┌──

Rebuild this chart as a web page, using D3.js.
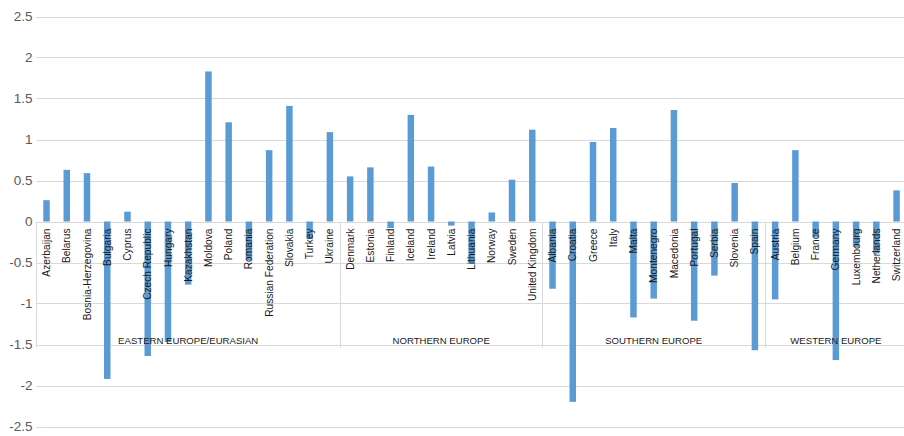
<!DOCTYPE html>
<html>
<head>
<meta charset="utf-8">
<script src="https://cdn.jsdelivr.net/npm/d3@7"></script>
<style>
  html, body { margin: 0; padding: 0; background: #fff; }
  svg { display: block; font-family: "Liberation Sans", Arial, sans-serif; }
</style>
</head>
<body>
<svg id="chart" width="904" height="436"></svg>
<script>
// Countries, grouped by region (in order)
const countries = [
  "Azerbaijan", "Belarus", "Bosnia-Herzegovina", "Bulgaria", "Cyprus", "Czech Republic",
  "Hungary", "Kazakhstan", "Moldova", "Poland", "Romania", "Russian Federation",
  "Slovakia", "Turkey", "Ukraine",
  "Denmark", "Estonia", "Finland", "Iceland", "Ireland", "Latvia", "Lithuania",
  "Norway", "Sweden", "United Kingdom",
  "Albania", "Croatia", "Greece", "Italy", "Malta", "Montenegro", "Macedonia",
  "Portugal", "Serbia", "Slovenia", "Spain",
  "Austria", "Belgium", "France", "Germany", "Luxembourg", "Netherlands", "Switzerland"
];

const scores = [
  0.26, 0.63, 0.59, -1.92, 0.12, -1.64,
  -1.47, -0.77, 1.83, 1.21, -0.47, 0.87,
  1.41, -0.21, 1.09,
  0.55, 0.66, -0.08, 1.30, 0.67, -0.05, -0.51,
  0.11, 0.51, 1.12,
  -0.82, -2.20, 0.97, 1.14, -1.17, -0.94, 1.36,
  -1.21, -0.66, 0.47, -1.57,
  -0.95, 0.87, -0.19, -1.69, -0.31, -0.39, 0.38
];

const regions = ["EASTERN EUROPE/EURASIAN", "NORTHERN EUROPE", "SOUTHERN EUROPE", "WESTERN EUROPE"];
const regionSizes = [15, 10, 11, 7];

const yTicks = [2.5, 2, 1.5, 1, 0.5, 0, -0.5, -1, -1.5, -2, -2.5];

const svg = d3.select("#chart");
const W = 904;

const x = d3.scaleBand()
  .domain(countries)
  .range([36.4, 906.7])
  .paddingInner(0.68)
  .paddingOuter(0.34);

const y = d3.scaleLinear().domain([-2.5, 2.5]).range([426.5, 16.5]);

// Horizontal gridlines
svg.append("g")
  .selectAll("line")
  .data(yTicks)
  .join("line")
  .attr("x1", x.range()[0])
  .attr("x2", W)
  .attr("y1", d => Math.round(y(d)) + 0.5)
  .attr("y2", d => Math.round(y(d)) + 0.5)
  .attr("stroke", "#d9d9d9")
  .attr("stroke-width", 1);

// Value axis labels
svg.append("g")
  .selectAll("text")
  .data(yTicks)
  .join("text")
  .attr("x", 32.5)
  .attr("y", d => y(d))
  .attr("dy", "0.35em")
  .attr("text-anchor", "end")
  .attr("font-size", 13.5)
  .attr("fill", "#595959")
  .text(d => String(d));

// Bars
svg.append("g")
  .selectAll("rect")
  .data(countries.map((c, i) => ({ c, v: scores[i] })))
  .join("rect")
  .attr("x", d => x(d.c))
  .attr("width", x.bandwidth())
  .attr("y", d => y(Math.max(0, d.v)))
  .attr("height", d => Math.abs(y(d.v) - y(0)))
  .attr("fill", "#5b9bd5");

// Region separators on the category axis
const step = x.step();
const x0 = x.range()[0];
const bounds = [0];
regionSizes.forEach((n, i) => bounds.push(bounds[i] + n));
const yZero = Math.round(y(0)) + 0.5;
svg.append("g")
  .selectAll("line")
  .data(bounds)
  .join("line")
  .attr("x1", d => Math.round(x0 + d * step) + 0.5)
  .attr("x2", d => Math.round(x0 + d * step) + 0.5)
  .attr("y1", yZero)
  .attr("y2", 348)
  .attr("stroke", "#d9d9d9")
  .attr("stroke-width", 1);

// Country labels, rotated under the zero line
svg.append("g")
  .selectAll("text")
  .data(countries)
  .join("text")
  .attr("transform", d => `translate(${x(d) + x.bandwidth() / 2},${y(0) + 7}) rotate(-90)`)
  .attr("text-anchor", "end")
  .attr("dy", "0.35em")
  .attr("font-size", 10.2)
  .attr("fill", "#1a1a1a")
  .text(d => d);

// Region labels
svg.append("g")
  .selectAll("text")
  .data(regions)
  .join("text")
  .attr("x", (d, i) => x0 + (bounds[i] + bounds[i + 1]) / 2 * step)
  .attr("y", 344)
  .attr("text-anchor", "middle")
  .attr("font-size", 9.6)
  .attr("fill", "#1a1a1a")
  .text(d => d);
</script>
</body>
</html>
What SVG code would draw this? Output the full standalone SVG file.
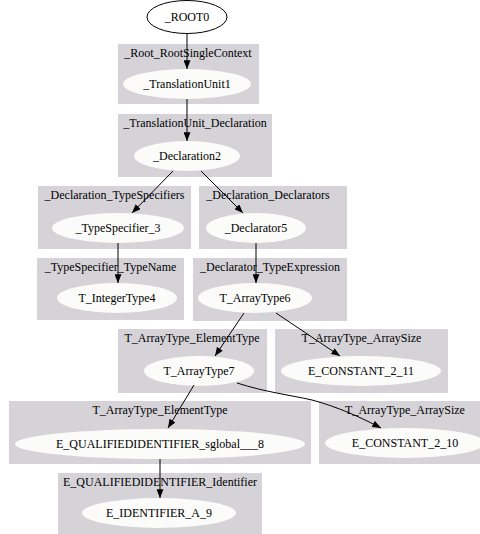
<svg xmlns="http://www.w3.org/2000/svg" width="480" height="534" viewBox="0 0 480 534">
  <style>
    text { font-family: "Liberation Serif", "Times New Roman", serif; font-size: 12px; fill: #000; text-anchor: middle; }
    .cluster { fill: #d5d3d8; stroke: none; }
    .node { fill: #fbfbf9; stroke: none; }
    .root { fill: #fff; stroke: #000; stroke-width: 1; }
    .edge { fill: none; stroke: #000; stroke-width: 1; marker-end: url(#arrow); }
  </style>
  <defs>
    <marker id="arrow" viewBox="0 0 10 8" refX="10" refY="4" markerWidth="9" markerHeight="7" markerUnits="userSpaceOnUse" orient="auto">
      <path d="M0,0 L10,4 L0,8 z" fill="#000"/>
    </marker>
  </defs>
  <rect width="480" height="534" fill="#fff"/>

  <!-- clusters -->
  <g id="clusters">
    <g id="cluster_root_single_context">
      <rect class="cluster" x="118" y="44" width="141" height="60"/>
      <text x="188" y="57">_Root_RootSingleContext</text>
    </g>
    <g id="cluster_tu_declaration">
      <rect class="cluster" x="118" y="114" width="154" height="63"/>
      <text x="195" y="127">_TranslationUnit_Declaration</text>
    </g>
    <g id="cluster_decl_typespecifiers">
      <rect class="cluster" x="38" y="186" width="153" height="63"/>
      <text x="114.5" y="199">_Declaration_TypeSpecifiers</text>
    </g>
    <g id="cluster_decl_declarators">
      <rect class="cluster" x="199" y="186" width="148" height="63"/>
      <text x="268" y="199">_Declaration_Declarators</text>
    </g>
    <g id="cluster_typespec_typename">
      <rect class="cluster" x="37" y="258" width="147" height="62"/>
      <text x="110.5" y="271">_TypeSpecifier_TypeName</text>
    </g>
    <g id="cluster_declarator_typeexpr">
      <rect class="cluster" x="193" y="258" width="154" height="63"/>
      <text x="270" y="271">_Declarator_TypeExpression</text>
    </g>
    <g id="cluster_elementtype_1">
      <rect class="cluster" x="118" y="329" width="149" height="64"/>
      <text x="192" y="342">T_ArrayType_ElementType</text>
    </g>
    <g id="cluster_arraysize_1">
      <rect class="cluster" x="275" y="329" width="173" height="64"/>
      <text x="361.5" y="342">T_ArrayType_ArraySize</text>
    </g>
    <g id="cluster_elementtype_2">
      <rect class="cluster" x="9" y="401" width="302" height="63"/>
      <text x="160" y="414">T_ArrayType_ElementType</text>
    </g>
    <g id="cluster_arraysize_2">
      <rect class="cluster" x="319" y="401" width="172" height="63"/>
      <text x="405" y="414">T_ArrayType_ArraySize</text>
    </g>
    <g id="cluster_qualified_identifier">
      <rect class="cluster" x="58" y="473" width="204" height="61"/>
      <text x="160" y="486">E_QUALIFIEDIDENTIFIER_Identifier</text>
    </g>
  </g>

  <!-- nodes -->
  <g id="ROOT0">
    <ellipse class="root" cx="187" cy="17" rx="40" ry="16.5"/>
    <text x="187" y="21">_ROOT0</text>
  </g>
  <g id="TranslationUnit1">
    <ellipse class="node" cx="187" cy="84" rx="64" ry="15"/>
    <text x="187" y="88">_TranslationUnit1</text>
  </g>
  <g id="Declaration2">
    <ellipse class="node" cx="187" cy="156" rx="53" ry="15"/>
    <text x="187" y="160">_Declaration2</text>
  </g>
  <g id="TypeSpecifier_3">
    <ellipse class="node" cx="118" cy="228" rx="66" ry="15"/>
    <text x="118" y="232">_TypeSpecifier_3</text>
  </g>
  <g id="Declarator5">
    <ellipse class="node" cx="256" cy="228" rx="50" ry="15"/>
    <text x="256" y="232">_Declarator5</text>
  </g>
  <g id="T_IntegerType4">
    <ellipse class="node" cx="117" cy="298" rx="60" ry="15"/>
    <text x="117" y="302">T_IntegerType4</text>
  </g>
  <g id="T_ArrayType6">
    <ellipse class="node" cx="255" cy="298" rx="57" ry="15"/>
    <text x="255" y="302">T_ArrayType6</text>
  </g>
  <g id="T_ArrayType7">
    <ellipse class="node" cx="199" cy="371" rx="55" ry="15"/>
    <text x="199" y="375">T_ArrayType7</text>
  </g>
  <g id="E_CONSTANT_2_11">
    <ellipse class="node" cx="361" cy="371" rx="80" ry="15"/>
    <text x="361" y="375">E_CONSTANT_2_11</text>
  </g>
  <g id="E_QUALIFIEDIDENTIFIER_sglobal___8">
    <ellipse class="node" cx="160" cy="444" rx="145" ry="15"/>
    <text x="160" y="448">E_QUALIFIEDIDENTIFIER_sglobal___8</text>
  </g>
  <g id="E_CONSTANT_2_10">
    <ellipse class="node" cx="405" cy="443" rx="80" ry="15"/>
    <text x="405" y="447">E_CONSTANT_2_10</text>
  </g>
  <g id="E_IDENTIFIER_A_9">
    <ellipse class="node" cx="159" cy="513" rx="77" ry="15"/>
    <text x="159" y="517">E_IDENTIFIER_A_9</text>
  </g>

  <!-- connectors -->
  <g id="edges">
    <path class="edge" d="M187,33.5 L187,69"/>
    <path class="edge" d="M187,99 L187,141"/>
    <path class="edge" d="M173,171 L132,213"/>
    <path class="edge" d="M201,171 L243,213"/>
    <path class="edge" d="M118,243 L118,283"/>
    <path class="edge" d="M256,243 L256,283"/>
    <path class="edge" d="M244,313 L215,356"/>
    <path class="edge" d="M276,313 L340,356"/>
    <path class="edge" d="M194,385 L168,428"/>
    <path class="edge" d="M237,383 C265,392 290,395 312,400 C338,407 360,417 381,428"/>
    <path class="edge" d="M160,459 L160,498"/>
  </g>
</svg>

└──

Copy out every line of the listing that contains the string "chart".

▶ [Answer to this problem]
Rebuild this chart as a web page, using D3.js.
<svg id="chart" width="904" height="436"></svg>
const svg = d3.select("#chart");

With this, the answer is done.